The Peace Memorial Museum is direct and factual in a way that makes other war museums feel managed. Miyajima island: the Itsukushima torii gate at high tide, the Daisho-in temple complex, and the 30-minute ferry from Hiroshima. Neither site closes in January.
Kenroku-en garden, the Higashi Chaya geisha district, and the 21st Century Museum of Contemporary Art in the city. The Noto Peninsula offers onsen towns, traditional lacquerware, and the Wajima morning market. Note: parts of the Noto infrastructure are still recovering after the January 2024 earthquake; check current transport conditions before booking.
Food after the race
The post-race meal in Osaka is not a consideration to defer. Osaka's identity as Japan's food city is a matter of record rather than marketing: the takoyaki (grilled octopus balls, made to order in the moulded iron pans), the okonomiyaki (the savoury pancake cooked on a hotplate at the table, with Osaka-style batter heavier than the Hiroshima style), and the kushikatsu (the deep-fried skewers of meat, vegetable, and seafood, with the single-dip rule enforced at every counter). The Dotonbori area has all three within a five-minute walk. Go directly from the subway: the finish to the hotel is 15 minutes by train, and the restaurants are open from early evening.
Frequently asked questions
Should I stay near the start or the finish?

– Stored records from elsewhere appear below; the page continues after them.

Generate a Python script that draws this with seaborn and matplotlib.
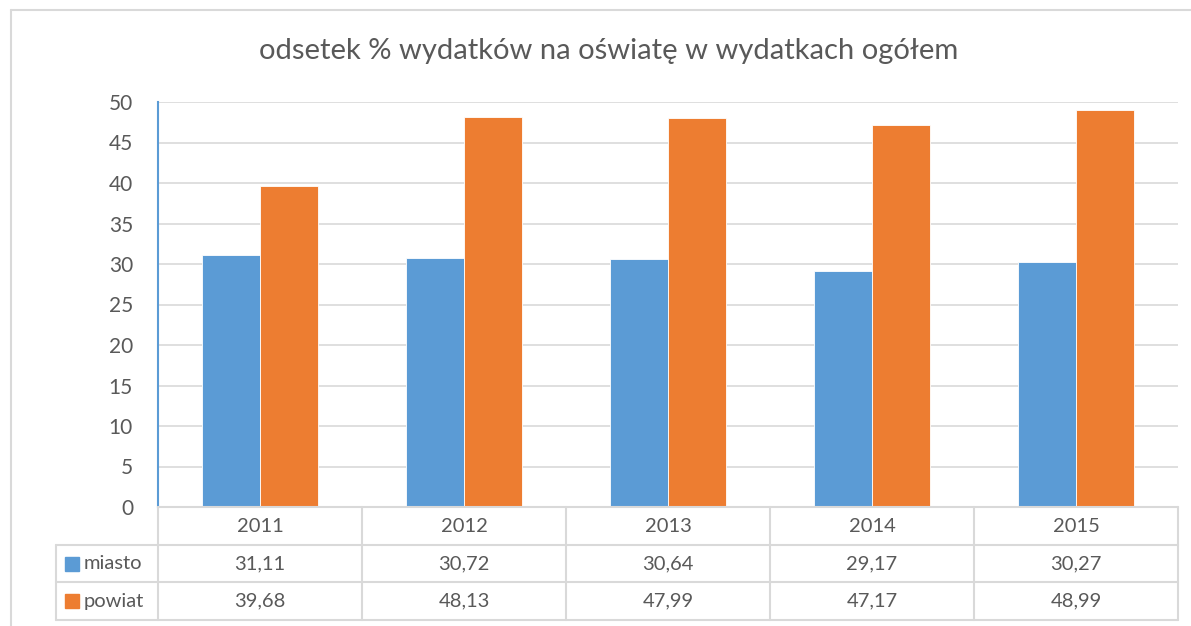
import numpy as np
import pandas as pd
import matplotlib
matplotlib.use("Agg")
import matplotlib.pyplot as plt
import seaborn as sns
from matplotlib.lines import Line2D
from matplotlib.patches import Rectangle

# --- data ---
years = ["2011", "2012", "2013", "2014", "2015"]
miasto = [31.11, 30.72, 30.64, 29.17, 30.27]
powiat = [39.68, 48.13, 47.99, 47.17, 48.99]
series = ["miasto", "powiat"]
colors = ["#5B9BD5", "#ED7D31"]
title = "odsetek % wydatków na oświatę w wydatkach ogółem"

df = pd.DataFrame({"rok": years * 2,
                   "seria": ["miasto"] * 5 + ["powiat"] * 5,
                   "wartosc": miasto + powiat})

W, H = 1191, 626
text_col = "#595959"
grid_col = "#D9D9D9"

sns.set_theme(style="white")
plt.rcParams["font.family"] = ["Lato", "DejaVu Sans"]

fig = plt.figure(figsize=(W / 100, H / 100), dpi=100)

def fx(px):
    return px / W

def fy(py):
    return 1 - py / H

# plot area in pixels
L, R, T, B = 158, 1178, 102, 507
ax = fig.add_axes([fx(L), fy(B), fx(R - L), (B - T) / H])

sns.barplot(data=df, x="rok", y="wartosc", hue="seria", palette=colors,
            saturation=1, width=0.57, gap=0, edgecolor="white", linewidth=0.6,
            legend=False, ax=ax)

ax.set_ylim(0, 50)
ax.set_xlim(-0.5, len(years) - 0.5)
ax.set_yticks(range(0, 51, 5))
ax.set_xticks([])
ax.set_xlabel("")
ax.set_ylabel("")
ax.tick_params(axis="y", length=0, pad=18, labelsize=15, labelcolor=text_col)
ax.yaxis.grid(True, color=grid_col, linewidth=1.2)
ax.set_axisbelow(True)
for s in ["top", "right", "bottom"]:
    ax.spines[s].set_visible(False)
ax.spines["left"].set_color("#5B9BD5")
ax.spines["left"].set_linewidth(1.5)

# title
fig.text(fx(609), fy(51), title, ha="center", va="center",
         fontsize=21, color=text_col)

# outer chart border
fig.add_artist(Line2D([fx(11), fx(11)], [fy(10), fy(H + 5)], color=grid_col, lw=1.5))
fig.add_artist(Line2D([fx(11), fx(W + 5)], [fy(10), fy(10)], color=grid_col, lw=1.5))

# data table
rows = [507, 545, 582, 620]
col_w = (R - L) / len(years)
leg_L = 56

def hline(x0, x1, y):
    fig.add_artist(Line2D([fx(x0), fx(x1)], [fy(y), fy(y)], color=grid_col, lw=1.5))

def vline(x, y0, y1):
    fig.add_artist(Line2D([fx(x), fx(x)], [fy(y0), fy(y1)], color=grid_col, lw=1.5))

hline(L, R, rows[0])
for y in rows[1:]:
    hline(leg_L, R, y)
vline(leg_L, rows[1], rows[3])
for i in range(len(years) + 1):
    vline(L + i * col_w, rows[0], rows[3])

for i, yr in enumerate(years):
    cx = L + (i + 0.5) * col_w
    fig.text(fx(cx), fy((rows[0] + rows[1]) / 2), yr, ha="center", va="center",
             fontsize=14.5, color=text_col)
    for j, vals in enumerate([miasto, powiat]):
        lab = f"{vals[i]:.2f}".replace(".", ",")
        fig.text(fx(cx), fy((rows[j + 1] + rows[j + 2]) / 2), lab,
                 ha="center", va="center", fontsize=14.5, color=text_col)

for j, name in enumerate(series):
    cy = (rows[j + 1] + rows[j + 2]) / 2
    fig.add_artist(Rectangle((fx(65), fy(cy + 7)), fx(14), 14 / H,
                             color=colors[j], transform=fig.transFigure))
    fig.text(fx(84), fy(cy), name, ha="left", va="center",
             fontsize=14.5, color=text_col)

fig.savefig("out.png", dpi=100)
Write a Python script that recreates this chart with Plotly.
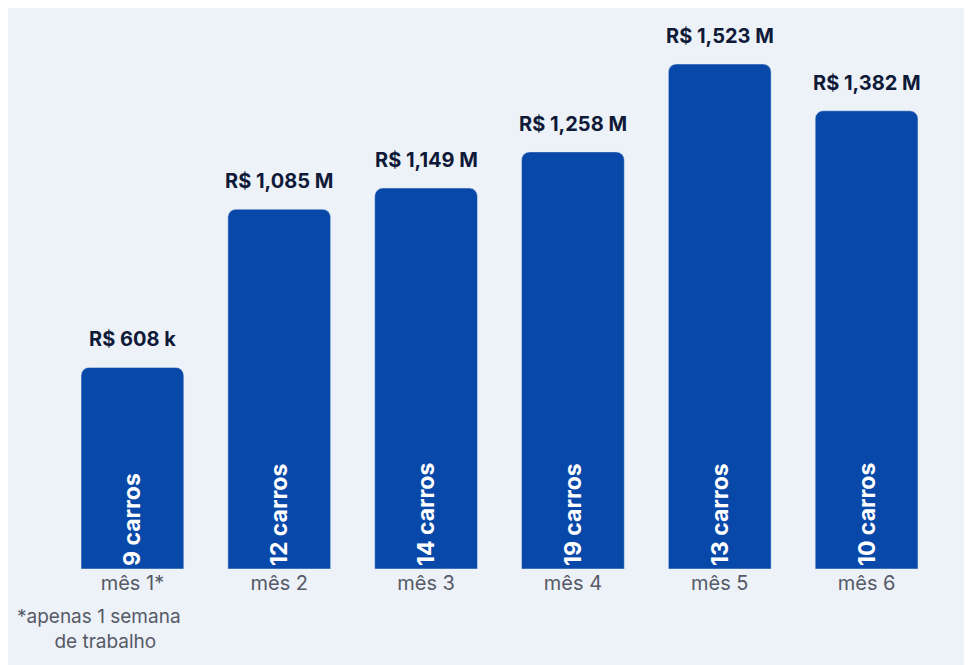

Stay in Namba or Shinsaibashi, midway between the start at Osaka Castle and the finish at Nagai Park. It's also the heart of Osaka's food culture.
How far ahead should I book a hotel?
Four to six months in advance. January is busy in Japan, and central Osaka fills quickly after ballot results are confirmed in July.
Is there free transport to the start?
In previous editions, race bibs have covered public transport on race morning. Check osaka-marathon.com for the current year's arrangements.
What's the best neighbourhood to stay in?
Namba or Shinsaibashi. Midpoint between start and finish, multiple metro connections, and every significant Osaka eating street within walking distance.
When is the expo?
Typically the weekend before race day at a central Osaka venue. Number collection at the expo is mandatory. Check osaka-marathon.com for dates and location.
What's the weather like?
January in Osaka: 5-12°C on race day, generally dry. Good marathon conditions and one of the most climatically reliable months in the region.
How do I get from the airport?
From KIX: Nankai Rapid to Namba (45 min, cheapest) or Haruka Express to Tennoji/Shin-Osaka (50-60 min). From Itami (domestic): monorail then Hankyu to Umeda (40 min).
Is there a bag drop?
Yes, at the Osaka Castle start area. Bags are transported to Nagai Park. Use the official race bag only.
Do I need a throwaway layer?
Yes. January mornings at the castle start run 5-8°C and the assembly wait is long. Discarded clothing is collected and donated to charity.
How do I get back after the race?
Nagai Station (2-minute walk from the finish) on the Midosuji Line runs directly to Namba in 15 minutes.